Ok, but if these required delays are consistent, why not have the DAW
software compensate automatically when recording through the converters? If
I can do it myself manually...

That'll be in next year's FTL version.

Chris Hornbeck

On Thu, 01 Apr 2004 18:28:28 +0000, Chris Hornbeck wrote:

On Thu, 01 Apr 2004 16:44:13 GMT, "Listendave"
wrote:

Ok, but if these required delays are consistent, why not have the DAW
software compensate automatically when recording through the converters? If
I can do it myself manually...

That'll be in next year's FTL version.

Of course it cannot compensate during live monitoring, but I also see no
reason why the A/D latency cannot be compensated for on playback. I've
never found it a problem my self though. It would be cool to be able to
use outboard compressors without phasing problems when you record them
back in however.

I guess they don't do it because the computer would have to know which of
it's inputs were using A/D convertors, and which were digital ins.
Compensating then all equally would mean that digital imputs would creep
forward by comparison. Other non digi convertors may have
slightly different latency too... It's going to be pretty tiny in any case.



Chris Hornbeck

In article m writes:

Ok, but if these required delays are consistent, why not have the DAW
software compensate automatically when recording through the converters? If
I can do it myself manually...

They aren't necessarily consistent. They might be consistent for a
single path, but if you decide to use an outboard A/D converter,
that's a different delay. Many plug-ins (which often have substantial
and musically significant delays) can tell the program how much to
compensate when they're inserted, but that's something the program
knows about.


--
I'm really Mike Rivers )
However, until the spam goes away or Hell freezes over,
lots of IP addresses are blocked from this system. If
you e-mail me and it bounces, use your secret decoder ring
and reach me he double-m-eleven-double-zero at yahoo

In article ,
Listendave wrote:
Ok, but if these required delays are consistent, why not have the DAW
software compensate automatically when recording through the converters? If
I can do it myself manually...

All converters do not have the same delay.


Regards,

Monte McGuire

Monte P McGuire wrote:
In article ,
Listendave wrote:
Ok, but if these required delays are consistent, why not have the DAW
software compensate automatically when recording through the converters? If
I can do it myself manually...

All converters do not have the same delay.

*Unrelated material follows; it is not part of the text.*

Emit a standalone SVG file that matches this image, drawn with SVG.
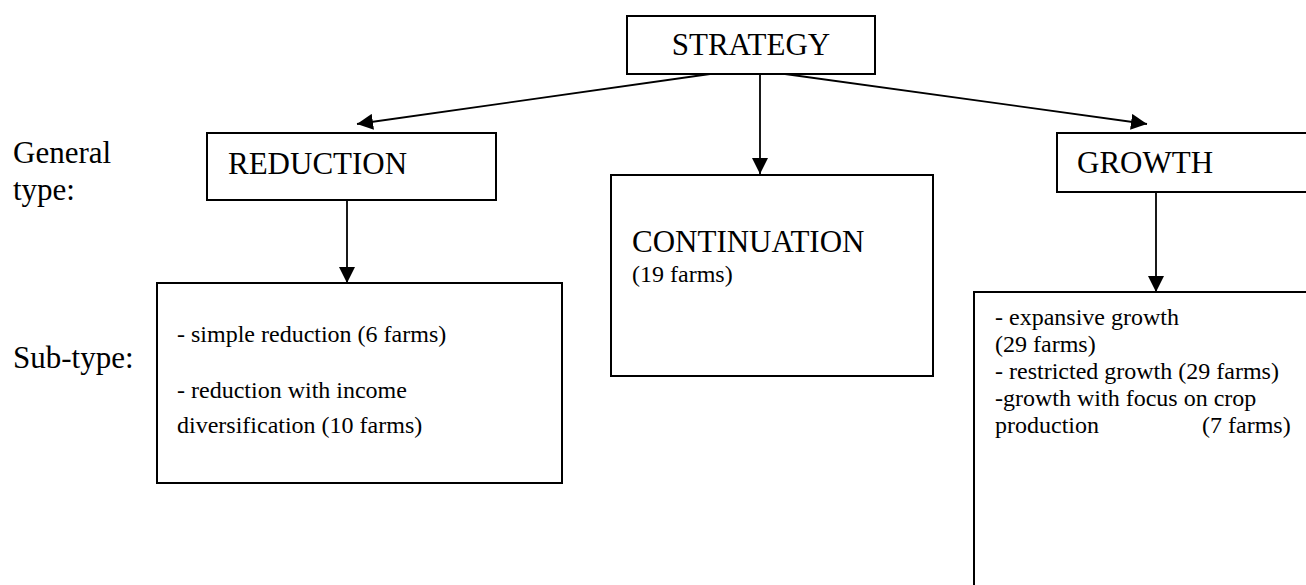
<svg xmlns="http://www.w3.org/2000/svg" width="1306" height="585" viewBox="0 0 1306 585">
<style>
.box{fill:#fff;stroke:#000;stroke-width:2}
.conn{stroke:#000;stroke-width:1.8;fill:none}
text{font-family:'Liberation Serif','Times New Roman','DejaVu Serif',serif;fill:#000}
.big{font-size:31px}
.sm{font-size:24px}
</style>
<defs>
<marker id="ah" markerUnits="userSpaceOnUse" markerWidth="16" markerHeight="16" viewBox="0 0 16 16" refX="16" refY="8" orient="auto">
<path d="M0,0 L16,8 L0,16 Z" fill="#000"/>
</marker>
</defs>
<rect width="1306" height="585" fill="#fff"/>
<g id="labels">
<text class="big" x="13" y="163">General</text>
<text class="big" x="13" y="200">type:</text>
<text class="big" x="13" y="368">Sub-type:</text>
</g>
<g id="connectors">
<line class="conn" x1="710" y1="74" x2="357" y2="124" marker-end="url(#ah)"/>
<line class="conn" x1="760" y1="74" x2="760" y2="174" marker-end="url(#ah)"/>
<line class="conn" x1="785" y1="74" x2="1147" y2="124" marker-end="url(#ah)"/>
<line class="conn" x1="347" y1="200" x2="347" y2="283" marker-end="url(#ah)"/>
<line class="conn" x1="1156" y1="192" x2="1156" y2="292" marker-end="url(#ah)"/>
</g>
<g id="strategy">
<rect class="box" x="627" y="16" width="248" height="58"/>
<text class="big" x="751" y="55" text-anchor="middle">STRATEGY</text>
</g>
<g id="reduction">
<rect class="box" x="207" y="133" width="289" height="67"/>
<text class="big" x="228" y="174">REDUCTION</text>
</g>
<g id="continuation">
<rect class="box" x="611" y="175" width="322" height="201"/>
<text class="big" x="632" y="252">CONTINUATION</text>
<text class="sm" x="632" y="282">(19 farms)</text>
</g>
<g id="growth">
<rect class="box" x="1057" y="133" width="250" height="59"/>
<text class="big" x="1077" y="173">GROWTH</text>
</g>
<g id="reduction-sub">
<rect class="box" x="157" y="283" width="405" height="200"/>
<text class="sm" x="177" y="342">- simple reduction (6 farms)</text>
<text class="sm" x="177" y="398">- reduction with income</text>
<text class="sm" x="177" y="433">diversification (10 farms)</text>
</g>
<g id="growth-sub">
<rect class="box" x="974" y="292" width="340" height="300"/>
<text class="sm" x="995" y="325">- expansive growth</text>
<text class="sm" x="995" y="352">(29 farms)</text>
<text class="sm" x="995" y="379">- restricted growth (29 farms)</text>
<text class="sm" x="995" y="406">-growth with focus on crop</text>
<text class="sm" x="995" y="433">production</text>
<text class="sm" x="1202" y="433">(7 farms)</text>
</g>
</svg>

That's why the software needs to be adjustable.
--scott
--
"C'est un Nagra. C'est suisse, et tres, tres precis."

Scott Dorsey wrote:
Monte P McGuire wrote:
In article ,
Listendave wrote:
Ok, but if these required delays are consistent, why not have the
DAW software compensate automatically when recording through the
converters? If I can do it myself manually...

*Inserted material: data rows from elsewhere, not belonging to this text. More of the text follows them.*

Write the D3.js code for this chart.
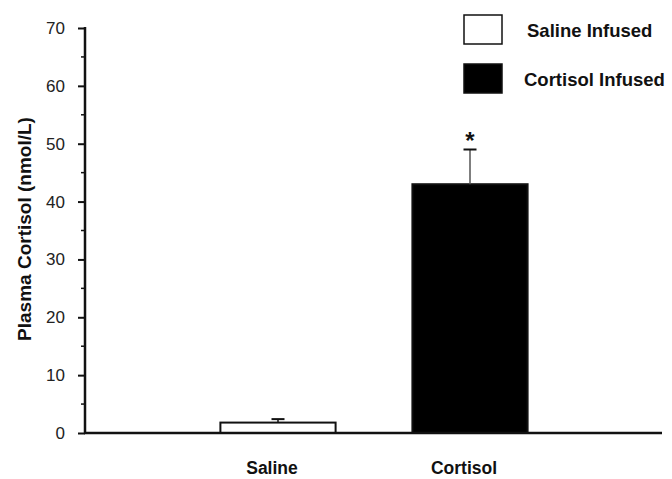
<!DOCTYPE html>
<html>
<head>
<meta charset="utf-8">
<script src="https://cdn.jsdelivr.net/npm/d3@7"></script>
<style>
  body { margin: 0; background: #fff; }
  text { font-family: "Liberation Sans", Arial, sans-serif; fill: #111; }
</style>
</head>
<body>
<script>
// data
const groups = ["Saline", "Cortisol"];
const means = [1.8, 43];
const errors = [0.6, 6];
const significant = [false, true];
const legendLabels = ["Saline Infused", "Cortisol Infused"];
const fills = ["#fff", "#000"];
const yTicks = [0, 10, 20, 30, 40, 50, 60, 70];

const width = 672, height = 479;
const axisX = 85, axisY = 433, xEnd = 662;

const svg = d3.select("body").append("svg")
  .attr("width", width)
  .attr("height", height);

const y = d3.scaleLinear().domain([0, 70]).range([axisY, 28]);
const x = d3.scaleBand().domain(groups).range([182, 566])
  .paddingInner(0.4).paddingOuter(0.2);

// y axis
const yAxis = svg.append("g")
  .attr("transform", "translate(" + axisX + ",0)")
  .call(d3.axisLeft(y).tickValues(yTicks).tickSize(7).tickPadding(13).tickFormat(d3.format("d")));
yAxis.select(".domain").remove();
yAxis.selectAll("line").attr("stroke", "#111").attr("stroke-width", 2);
yAxis.selectAll("text").style("font-size", "17px").style("fill", "#222");

// minor ticks
svg.append("g").selectAll("line")
  .data(d3.range(5, 70, 10))
  .join("line")
  .attr("x1", axisX - 4).attr("x2", axisX)
  .attr("y1", d => y(d)).attr("y2", d => y(d))
  .attr("stroke", "#111").attr("stroke-width", 1.5);

// axis lines
svg.append("line")
  .attr("x1", axisX).attr("x2", axisX)
  .attr("y1", y(70) - 1).attr("y2", axisY + 1)
  .attr("stroke", "#111").attr("stroke-width", 2.5);

// bars
svg.append("g").selectAll("rect")
  .data(groups)
  .join("rect")
  .attr("x", d => x(d))
  .attr("width", x.bandwidth())
  .attr("y", (d, i) => y(means[i]))
  .attr("height", (d, i) => y(0) - y(means[i]))
  .attr("fill", (d, i) => fills[i])
  .attr("stroke", "#111")
  .attr("stroke-width", 2);

// error bars (upper only)
const idx = d => groups.indexOf(d);
const eb = svg.append("g").selectAll("g")
  .data(groups)
  .join("g")
  .attr("transform", d => "translate(" + (x(d) + x.bandwidth() / 2) + ",0)");
eb.append("line")
  .attr("x1", 0).attr("x2", 0)
  .attr("y1", d => y(means[idx(d)]))
  .attr("y2", d => y(means[idx(d)] + errors[idx(d)]))
  .attr("stroke", d => idx(d) === 1 ? "#555" : "#111")
  .attr("stroke-width", 1.5);
eb.append("line")
  .attr("x1", -6.5).attr("x2", 6.5)
  .attr("y1", d => y(means[idx(d)] + errors[idx(d)]))
  .attr("y2", d => y(means[idx(d)] + errors[idx(d)]))
  .attr("stroke", "#111")
  .attr("stroke-width", 2);
eb.filter(d => significant[idx(d)])
  .append("text")
  .attr("y", d => y(means[idx(d)] + errors[idx(d)]) - 1)
  .attr("text-anchor", "middle")
  .attr("font-size", 24)
  .attr("font-weight", "bold")
  .text("*");

// x axis line drawn over bar bottoms
svg.append("line")
  .attr("x1", axisX - 1).attr("x2", xEnd)
  .attr("y1", axisY).attr("y2", axisY)
  .attr("stroke", "#111").attr("stroke-width", 2.5);

// category labels
svg.append("g").selectAll("text")
  .data(groups)
  .join("text")
  .attr("x", d => x(d) + x.bandwidth() / 2 - 6)
  .attr("y", 474)
  .attr("text-anchor", "middle")
  .attr("font-size", 17.5)
  .attr("font-weight", "bold")
  .text(d => d);

// y axis title
svg.append("text")
  .attr("transform", "translate(31,229) rotate(-90)")
  .attr("text-anchor", "middle")
  .attr("font-size", 19)
  .attr("font-weight", "bold")
  .text("Plasma Cortisol (nmol/L)");

// legend
const lg = svg.append("g").selectAll("g")
  .data(legendLabels)
  .join("g")
  .attr("transform", (d, i) => "translate(464," + (15 + i * 49) + ")");
lg.append("rect")
  .attr("width", 38).attr("height", 29)
  .attr("fill", (d, i) => fills[i])
  .attr("stroke", "#111").attr("stroke-width", 1.5);
lg.append("text")
  .attr("x", (d, i) => i === 0 ? 63 : 60)
  .attr("y", 22)
  .attr("font-size", 18.5)
  .attr("font-weight", "bold")
  .text(d => d);
</script>
</body>
</html>
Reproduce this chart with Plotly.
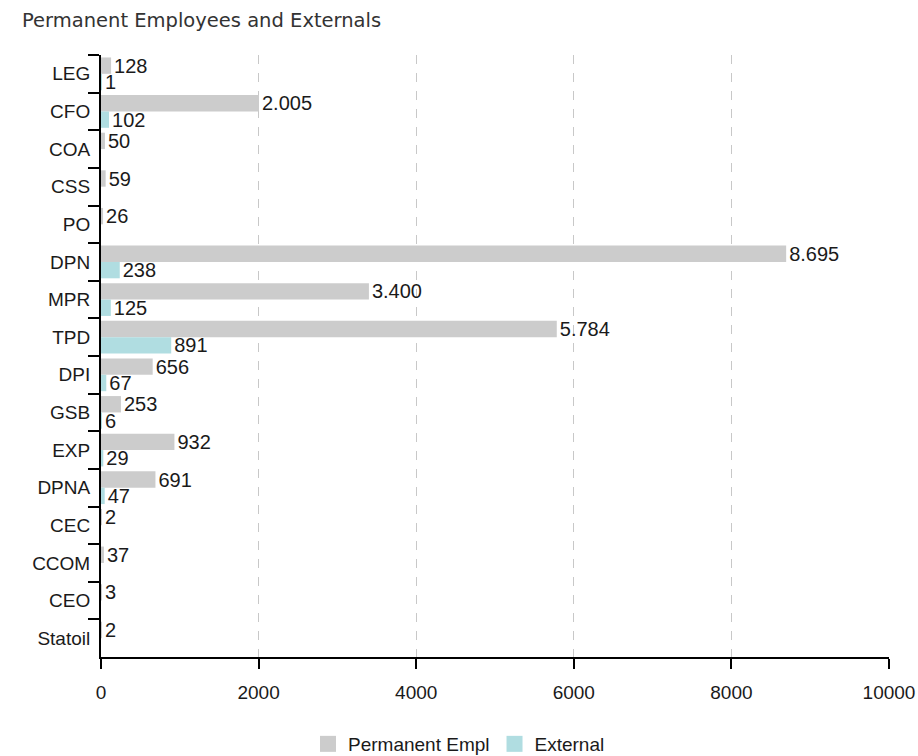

All converters do not have the same delay.

That's why the software needs to be adjustable.

I don't know about other multitracking software, but Audition allows tracks
and portions of tracks to be adjusted by any practical amount, and to within
one millisecond. I've this feature to adjust for acoustical time delays
among microphones, for example.

Arny Krueger wrote:

Scott Dorsey wrote:

Monte P McGuire wrote:

In article ,
Listendave wrote:

Ok, but if these required delays are consistent, why not have the
DAW software compensate automatically when recording through the
converters? If I can do it myself manually...

All converters do not have the same delay.

That's why the software needs to be adjustable.


I don't know about other multitracking software, but Audition allows tracks
and portions of tracks to be adjusted by any practical amount, and to within
one millisecond. I've this feature to adjust for acoustical time delays
among microphones, for example.

DP also, as well as Tascam DA-78HR. Both to within one sample. And there's a
plugin called Buffy (IIRC) and a few others that do that too.

"Listendave"

Ok, but if these required delays are consistent, why not have the DAW
software compensate automatically when recording through the converters? If
I can do it myself manually...

You mean like Nuendo? g 2ms is pretty good though, it's just that it's
so distracting from the music to be worrying about the numbers. Best thing is
I think have a procedure for how to deal with it and do it until it's automatic
and you don't have to think about it anymore.

Will Miho
NY Music & TV Audio Guy
Off the Morning Show! & sleepin' In... / Fox News
"The large print giveth and the small print taketh away..." Tom Waits

In article writes:

All converters do not have the same delay.

That's why the software needs to be adjustable.

Not only that, but it has to be able to inquire what converter is
hooked up, and know its throughput delay. Damn smart, these
workstations.



--
I'm really Mike Rivers )
However, until the spam goes away or Hell freezes over,
lots of IP addresses are blocked from this system. If
you e-mail me and it bounces, use your secret decoder ring
and reach me he double-m-eleven-double-zero at yahoo

S O'Neill wrote:
Arny Krueger wrote:


I don't know about other multitracking software, but Audition allows
tracks and portions of tracks to be adjusted by any practical
amount, and to within one millisecond. I've this feature to adjust
for acoustical time delays among microphones, for example.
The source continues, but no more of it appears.